In order to find the best upper bound for variance, for given input values of $u_i$ and $\sigma_i^2$, you should globally maximize variance with respect to the $w_i$, subject to the constraints $w_i \ge 0, \Sigma w_i = 1$.

This can be formulated as a convex QP (Quadratic Programming problem), i.e., maximizing a concave quadratic subject to linear constraints. Hence it is easy to solve, unless $n$ is gigantic, which hardly seems likely for any reasonable mixture distribution. I leave to the OP as an exercise, whether the KKT conditions can yield a closed form solution.

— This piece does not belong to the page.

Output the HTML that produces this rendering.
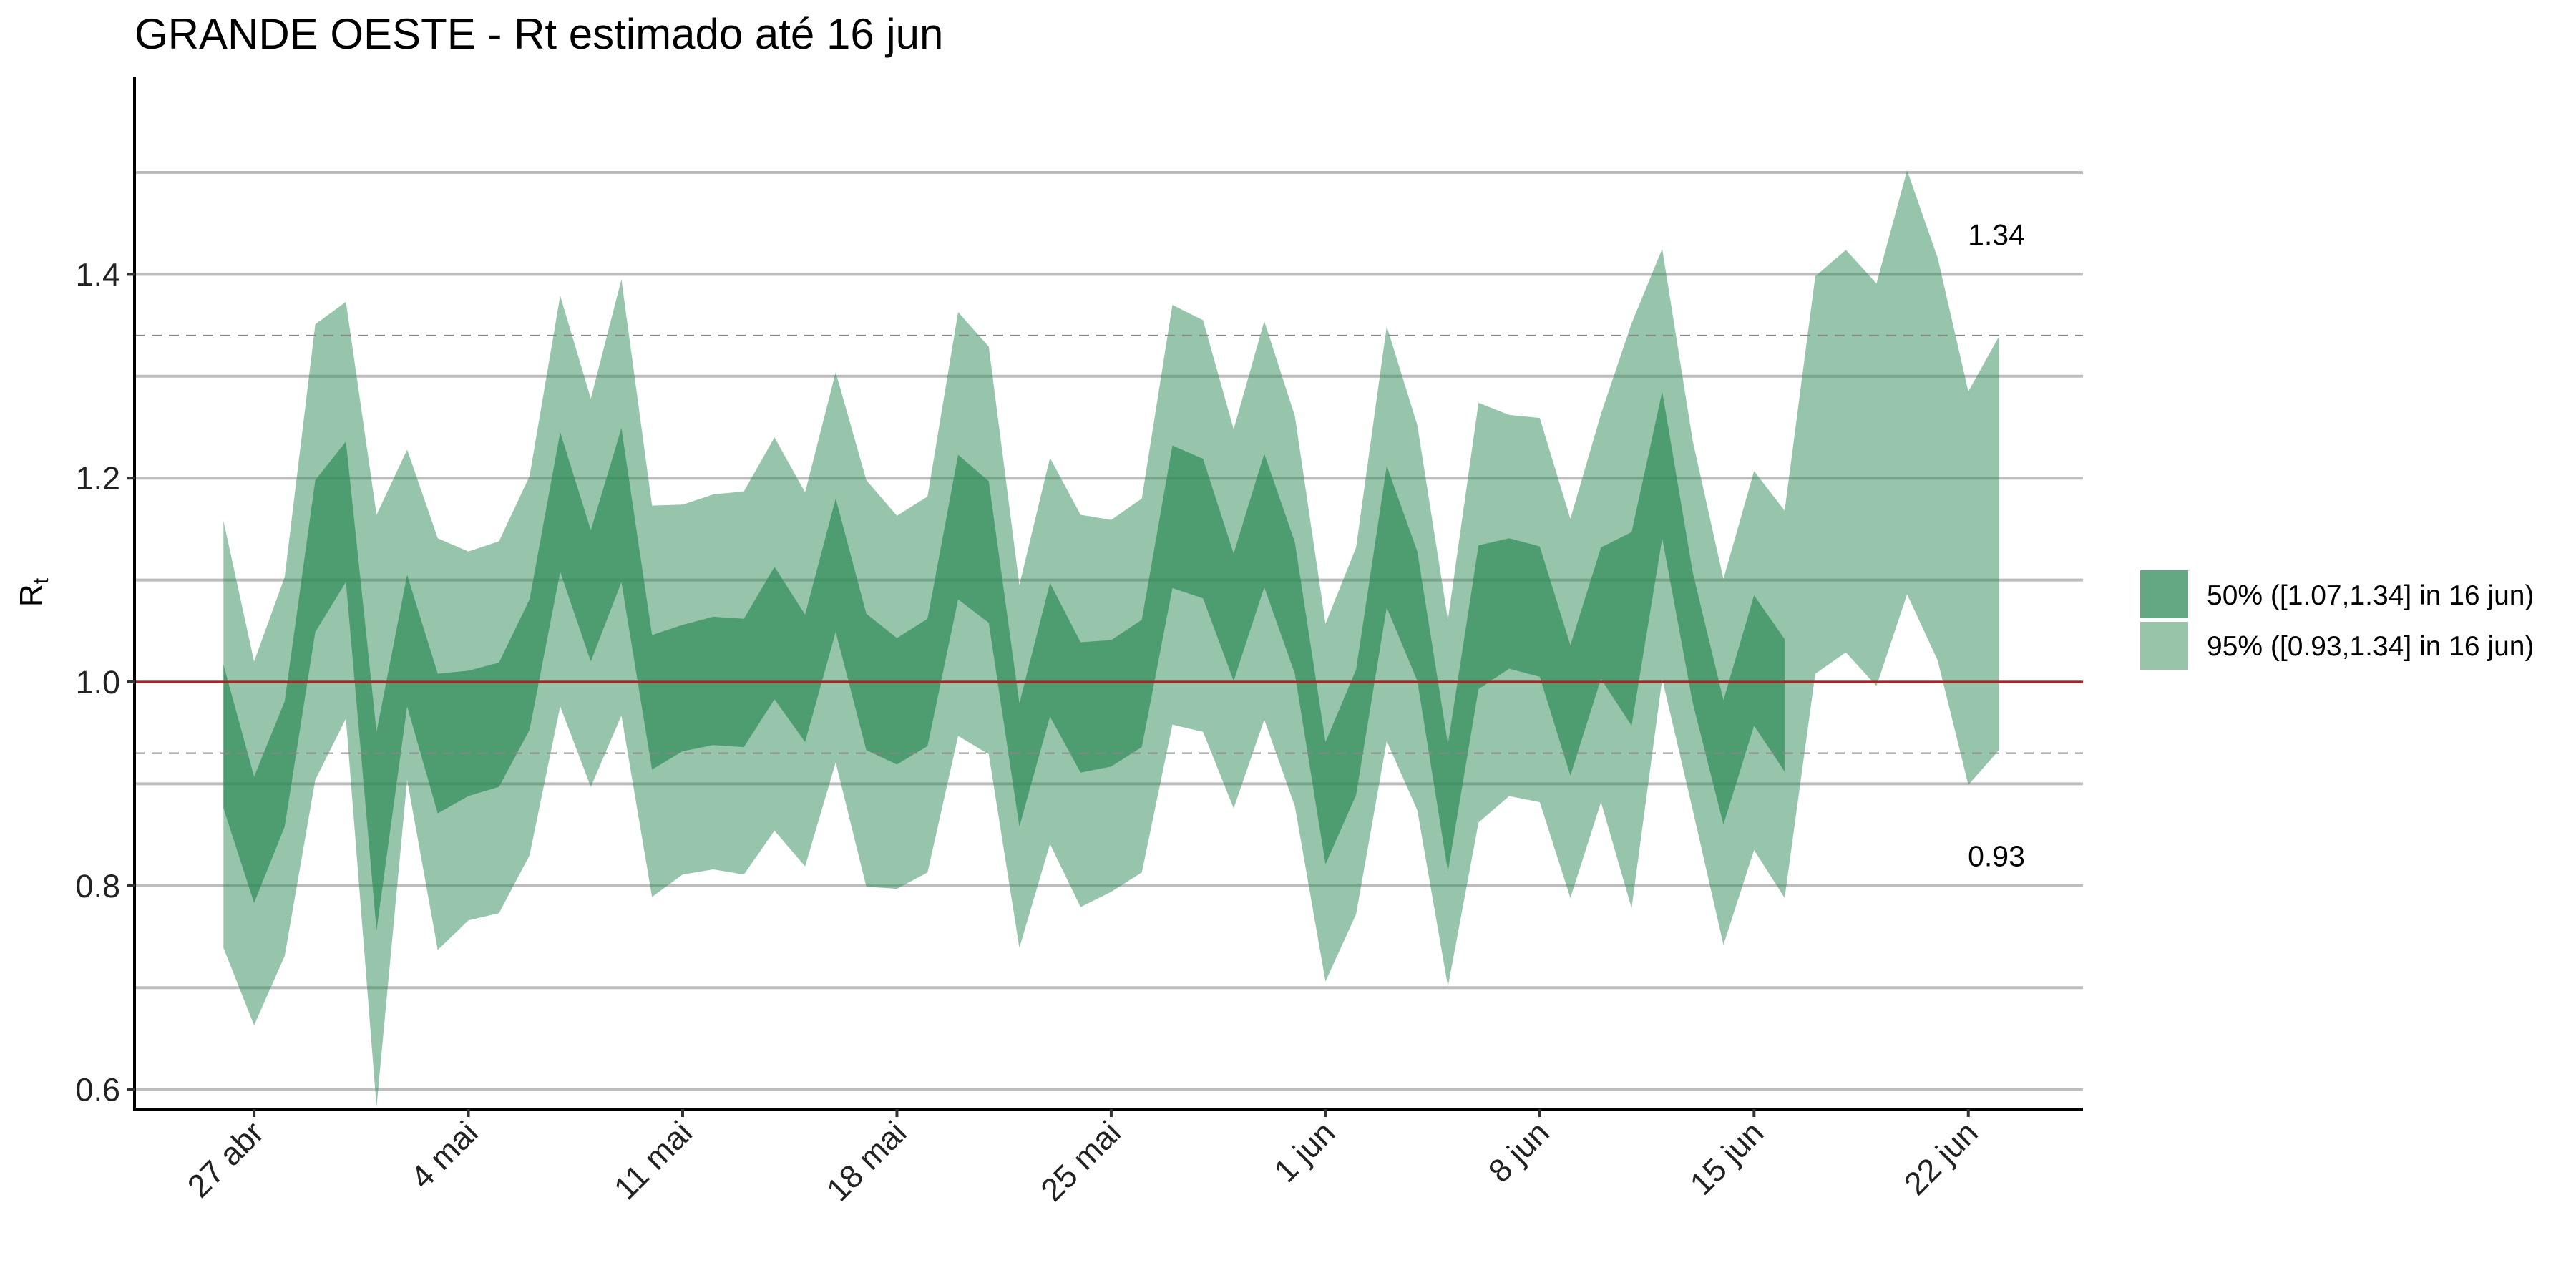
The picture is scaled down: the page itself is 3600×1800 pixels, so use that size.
<!DOCTYPE html>
<html><head><meta charset="utf-8"><style>
html,body{margin:0;padding:0;background:#fff;}
svg{display:block;font-family:"Liberation Sans",sans-serif;}
</style></head><body>
<svg id="chart" width="3600" height="1800" viewBox="0 0 3600 1800" xmlns="http://www.w3.org/2000/svg">
<rect width="3600" height="1800" fill="#fff"/>
<text x="188" y="68" font-size="60" fill="#000">GRANDE OESTE - Rt estimado até 16 jun</text>
<g id="grid"></g><g id="bands"></g><g id="refs"></g><g id="axes"></g>
<text transform="translate(58,828) rotate(-90)" font-size="44" text-anchor="middle">R<tspan font-size="30" dy="9">t</tspan></text>
<g>
<rect x="2991" y="797" width="67" height="67" fill="#63a882"/>
<rect x="2991" y="869" width="67" height="67" fill="#98c5a9"/>
<text x="3084" y="845" font-size="39">50% ([1.07,1.34] in 16 jun)</text>
<text x="3084" y="916" font-size="39">95% ([0.93,1.34] in 16 jun)</text>
</g>
</svg>
<script>
const upper95=[1.158,1.020,1.103,1.351,1.373,1.164,1.228,1.141,1.128,1.138,1.202,1.379,1.278,1.395,1.173,1.174,1.184,1.187,1.240,1.186,1.304,1.198,1.163,1.182,1.363,1.329,1.095,1.220,1.164,1.159,1.180,1.370,1.355,1.248,1.354,1.261,1.057,1.132,1.349,1.252,1.061,1.274,1.262,1.259,1.160,1.263,1.352,1.425,1.236,1.101,1.207,1.168,1.398,1.424,1.391,1.502,1.416,1.285,1.339];
const lower95=[0.739,0.663,0.731,0.904,0.964,0.583,0.904,0.737,0.766,0.773,0.830,0.976,0.897,0.967,0.789,0.811,0.816,0.811,0.854,0.819,0.921,0.799,0.797,0.813,0.947,0.929,0.739,0.841,0.779,0.794,0.813,0.958,0.951,0.876,0.963,0.878,0.706,0.772,0.942,0.874,0.701,0.862,0.888,0.882,0.788,0.882,0.778,1.003,0.874,0.742,0.835,0.788,1.008,1.029,0.996,1.086,1.021,0.899,0.933];
const upper50=[1.017,0.907,0.981,1.198,1.236,0.951,1.105,1.008,1.011,1.019,1.081,1.245,1.149,1.249,1.046,1.056,1.064,1.062,1.113,1.066,1.180,1.067,1.043,1.062,1.223,1.197,0.979,1.097,1.039,1.041,1.061,1.232,1.219,1.126,1.224,1.137,0.941,1.012,1.212,1.128,0.939,1.134,1.141,1.133,1.036,1.132,1.147,1.285,1.107,0.982,1.085,1.042];
const lower50=[0.876,0.783,0.858,1.049,1.098,0.756,0.976,0.871,0.888,0.897,0.953,1.108,1.020,1.098,0.914,0.932,0.938,0.936,0.983,0.941,1.049,0.933,0.919,0.937,1.081,1.058,0.858,0.966,0.911,0.917,0.936,1.092,1.082,1.001,1.093,1.008,0.821,0.889,1.073,1.001,0.814,0.993,1.013,1.005,0.908,1.003,0.957,1.141,0.979,0.860,0.957,0.912];
const yTicks=[0.6,0.8,1.0,1.2,1.4];
const gridVals=[0.6,0.7,0.8,0.9,1.0,1.1,1.2,1.3,1.4,1.5];
const xTickDays=[1,8,15,22,29,36,43,50,57];
const xTickLabels=["27 abr","4 mai","11 mai","18 mai","25 mai","1 jun","8 jun","15 jun","22 jun"];
const refLines=[1.34,0.93];
const NS="http://www.w3.org/2000/svg";
const L=188,R=2911,T=108,B=1550;
function X(d){return 312.3+42.78*d;}
function Y(v){return 953-(v-1)*1424;}
function mk(tag,attrs,parent){const e=document.createElementNS(NS,tag);for(const k in attrs)e.setAttribute(k,attrs[k]);document.getElementById(parent).appendChild(e);return e;}
gridVals.forEach(v=>{const e=mk('line',{x1:L,x2:R,y1:Y(v),y2:Y(v),stroke:'#bdbdbd','stroke-width':4},'grid');

});
function band(up,lo,op,name){let p=up.map((v,i)=>X(i)+','+Y(v));for(let i=lo.length-1;i>=0;i--)p.push(X(i)+','+Y(lo[i]));
const e=mk('polygon',{points:p.join(' '),fill:'#2e8b57','fill-opacity':op},'bands');

}
band(upper95,lower95,0.5,'band-95');
band(upper50,lower50,0.7,'band-50');
const one=mk('line',{x1:L,x2:R,y1:Y(1),y2:Y(1),stroke:'#b22222','stroke-width':3},'refs');


refLines.forEach(v=>{const e=mk('line',{x1:L,x2:R,y1:Y(v),y2:Y(v),stroke:'#888','stroke-width':2,'stroke-dasharray':'14 10'},'refs');


const t=mk('text',{x:2790,y:Y(v)+(v>1?-127:+158),'font-size':41,'text-anchor':'middle'},'refs');t.textContent=v.toFixed(2);

});
const ya=mk('line',{x1:L,x2:L,y1:T,y2:B+2,stroke:'#000','stroke-width':4},'axes');


const xa=mk('line',{x1:L-2,x2:R,y1:B,y2:B,stroke:'#000','stroke-width':4},'axes');


yTicks.forEach(v=>{const tk=mk('line',{x1:L-10,x2:L,y1:Y(v),y2:Y(v),stroke:'#333','stroke-width':4},'axes');


const t=mk('text',{x:L-20,y:Y(v)+16,'font-size':45,'text-anchor':'end',fill:'#222'},'axes');t.textContent=v.toFixed(1);

});
xTickDays.forEach((d,i)=>{const x=X(d);const tk=mk('line',{x1:x,x2:x,y1:B,y2:B+11,stroke:'#333','stroke-width':4},'axes');


const t=mk('text',{transform:`translate(${x+16},${B+36}) rotate(-45)`,'font-size':45,'text-anchor':'end',fill:'#222'},'axes');t.textContent=xTickLabels[i];

});
</script>
</body></html>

The convex QP takes the form:

maximize $(\Sigma_{i=1}^n w_i (\sigma_i^2 +\mu_i^2)) - \mu^2$ with respect to $\mu, w_i$

subject to $\Sigma_{i=1}^n w_i \mu_i = \mu, w_i \ge 0 \forall i, \Sigma_{i=1}^n w_i = 1$.

If all $u_i$ are equal to each other, this would be a Linear Programming problem with compact constraints. Therefore the optimum would be at a vertex of the constraints, and in this case, that vertex would be $w_i = 1$ for the $i$ corresponding to the largest $\sigma_i^2$, and all other $w_i = 0$.

Edit: In response to edit to question: "I want to constrain Var(X) $\le$ constant)"

If the naive approach of adding the constraint Var(X) $\le $ constant to my above convex QP formulation were performed, that would add a non-convex quadratic constraint, making the problem a non-convex Quadratically-Constrained Quadratic Program (QCQP), which requires a global optimizer, such as Gurobi 9.x or BARON to solve to global optimality.

However, there is an easier, faster method: Solve the (pre-Edit) convex QP formulation. Then maximum variance, accounting for the constraint Var(X) $\le$ constant), equals

min(optimal objective value of convex QP formulation,constant).